What you will do » Repeat every record below exactly, omitting any pictures.

Listed entries »

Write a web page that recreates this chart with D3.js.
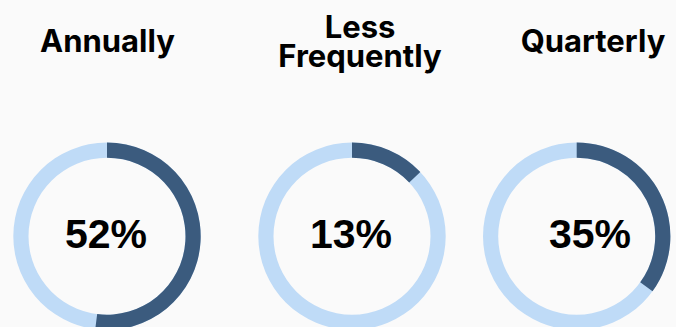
<!DOCTYPE html>
<html>
<head>
<meta charset="utf-8">
<script src="https://cdn.jsdelivr.net/npm/d3@7"></script>
<style>
  html, body { margin: 0; padding: 0; background: #fafafa; }
  svg { display: block; }
</style>
</head>
<body>
<svg id="chart" width="676" height="327"></svg>
<script>
// Frequency breakdown, one ring per category
const categories = ["Annually", "Less Frequently", "Quarterly"];
const titleLines = [["Annually"], ["Less", "Frequently"], ["Quarterly"]];
const shares = [52, 13, 35];
const valueLabels = ["52%", "13%", "35%"];

const svg = d3.select("#chart");

// Column layout
const ringX = d3.scaleOrdinal().domain(categories).range([107, 352, 576.7]);
const titleX = d3.scaleOrdinal().domain(categories).range([107.5, 360, 593]);
const valueX = d3.scaleOrdinal().domain(categories).range([106, 351, 590]);
const ringY = 236.2;
const outerR = 93.7, innerR = 78.5;

const colorFill = "#3b5b7e";
const colorTrack = "#bfdbf7";

const angle = d3.scaleLinear().domain([0, 100]).range([0, 2 * Math.PI]);
const arc = d3.arc().innerRadius(innerR).outerRadius(outerR);

const groups = svg.selectAll("g.donut")
  .data(categories.map((c, i) => ({ cat: c, value: shares[i], label: valueLabels[i], lines: titleLines[i] })))
  .join("g")
  .attr("class", "donut");

// Track ring
groups.append("path")
  .attr("transform", d => `translate(${ringX(d.cat)},${ringY})`)
  .attr("fill", colorTrack)
  .attr("d", () => arc({ startAngle: 0, endAngle: 2 * Math.PI }));

// Value arc
groups.append("path")
  .attr("transform", d => `translate(${ringX(d.cat)},${ringY})`)
  .attr("fill", colorFill)
  .attr("d", d => arc({ startAngle: 0, endAngle: angle(d.value) }));

// Centre value
groups.append("text")
  .attr("x", d => valueX(d.cat))
  .attr("y", 248)
  .attr("text-anchor", "middle")
  .attr("font-family", "'Liberation Sans', Arial, sans-serif")
  .attr("font-weight", 700)
  .attr("font-size", 41)
  .attr("fill", "#000")
  .text(d => d.label);

// Titles (wrapped lines as tspans of a single text)
const lh = 28.5;
const titles = groups.append("text")
  .attr("x", d => titleX(d.cat))
  .attr("y", d => d.lines.length === 1 ? 52 : 38)
  .attr("text-anchor", "middle")
  .attr("font-family", "Inter, 'Noto Sans', sans-serif")
  .attr("font-weight", 700)
  .attr("font-size", 31)
  .attr("fill", "#000");

titles.selectAll("tspan")
  .data(d => d.lines.map((line, j) => ({ line, j, x: titleX(d.cat) })))
  .join("tspan")
  .attr("x", t => t.x)
  .attr("dy", t => t.j === 0 ? 0 : lh)
  .text(t => t.line);
</script>
</body>
</html>
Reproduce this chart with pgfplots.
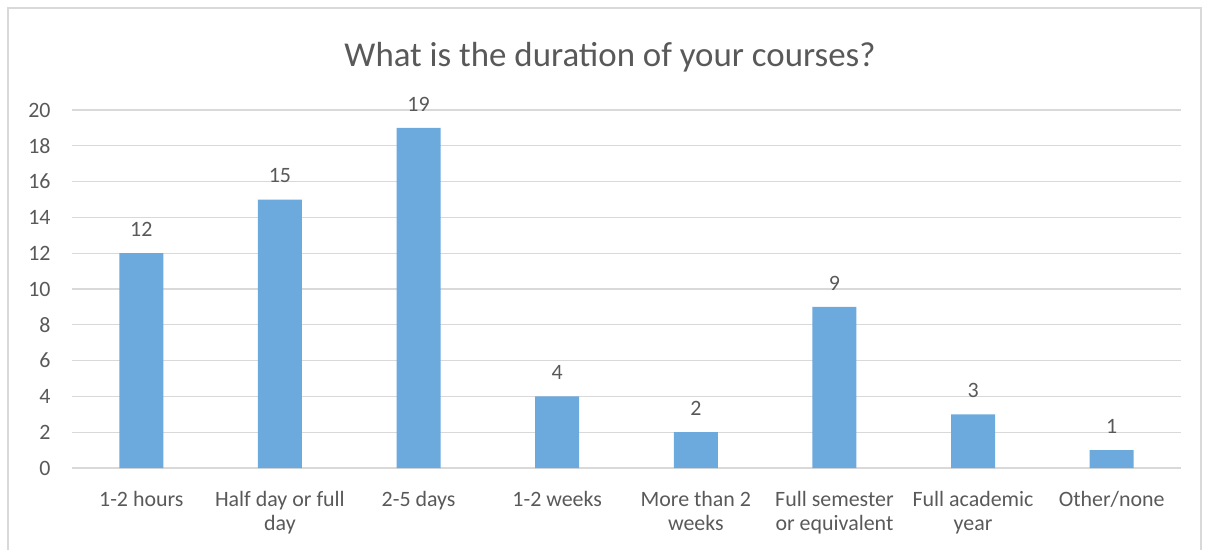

Task solution »
Write a web page that recreates this chart with D3.js.
<!DOCTYPE html>
<html>
<head>
<meta charset="utf-8">
<script src="https://cdn.jsdelivr.net/npm/d3@7"></script>
<style>
  html, body { margin: 0; padding: 0; background: #fafafa; }
  svg { display: block; }
</style>
</head>
<body>
<svg id="chart" width="676" height="327"></svg>
<script>
// Frequency breakdown, one ring per category
const categories = ["Annually", "Less Frequently", "Quarterly"];
const titleLines = [["Annually"], ["Less", "Frequently"], ["Quarterly"]];
const shares = [52, 13, 35];
const valueLabels = ["52%", "13%", "35%"];

const svg = d3.select("#chart");

// Column layout
const ringX = d3.scaleOrdinal().domain(categories).range([107, 352, 576.7]);
const titleX = d3.scaleOrdinal().domain(categories).range([107.5, 360, 593]);
const valueX = d3.scaleOrdinal().domain(categories).range([106, 351, 590]);
const ringY = 236.2;
const outerR = 93.7, innerR = 78.5;

const colorFill = "#3b5b7e";
const colorTrack = "#bfdbf7";

const angle = d3.scaleLinear().domain([0, 100]).range([0, 2 * Math.PI]);
const arc = d3.arc().innerRadius(innerR).outerRadius(outerR);

const groups = svg.selectAll("g.donut")
  .data(categories.map((c, i) => ({ cat: c, value: shares[i], label: valueLabels[i], lines: titleLines[i] })))
  .join("g")
  .attr("class", "donut");

// Track ring
groups.append("path")
  .attr("transform", d => `translate(${ringX(d.cat)},${ringY})`)
  .attr("fill", colorTrack)
  .attr("d", () => arc({ startAngle: 0, endAngle: 2 * Math.PI }));

// Value arc
groups.append("path")
  .attr("transform", d => `translate(${ringX(d.cat)},${ringY})`)
  .attr("fill", colorFill)
  .attr("d", d => arc({ startAngle: 0, endAngle: angle(d.value) }));

// Centre value
groups.append("text")
  .attr("x", d => valueX(d.cat))
  .attr("y", 248)
  .attr("text-anchor", "middle")
  .attr("font-family", "'Liberation Sans', Arial, sans-serif")
  .attr("font-weight", 700)
  .attr("font-size", 41)
  .attr("fill", "#000")
  .text(d => d.label);

// Titles (wrapped lines as tspans of a single text)
const lh = 28.5;
const titles = groups.append("text")
  .attr("x", d => titleX(d.cat))
  .attr("y", d => d.lines.length === 1 ? 52 : 38)
  .attr("text-anchor", "middle")
  .attr("font-family", "Inter, 'Noto Sans', sans-serif")
  .attr("font-weight", 700)
  .attr("font-size", 31)
  .attr("fill", "#000");

titles.selectAll("tspan")
  .data(d => d.lines.map((line, j) => ({ line, j, x: titleX(d.cat) })))
  .join("tspan")
  .attr("x", t => t.x)
  .attr("dy", t => t.j === 0 ? 0 : lh)
  .text(t => t.line);
</script>
</body>
</html>
Reproduce this chart with pgfplots.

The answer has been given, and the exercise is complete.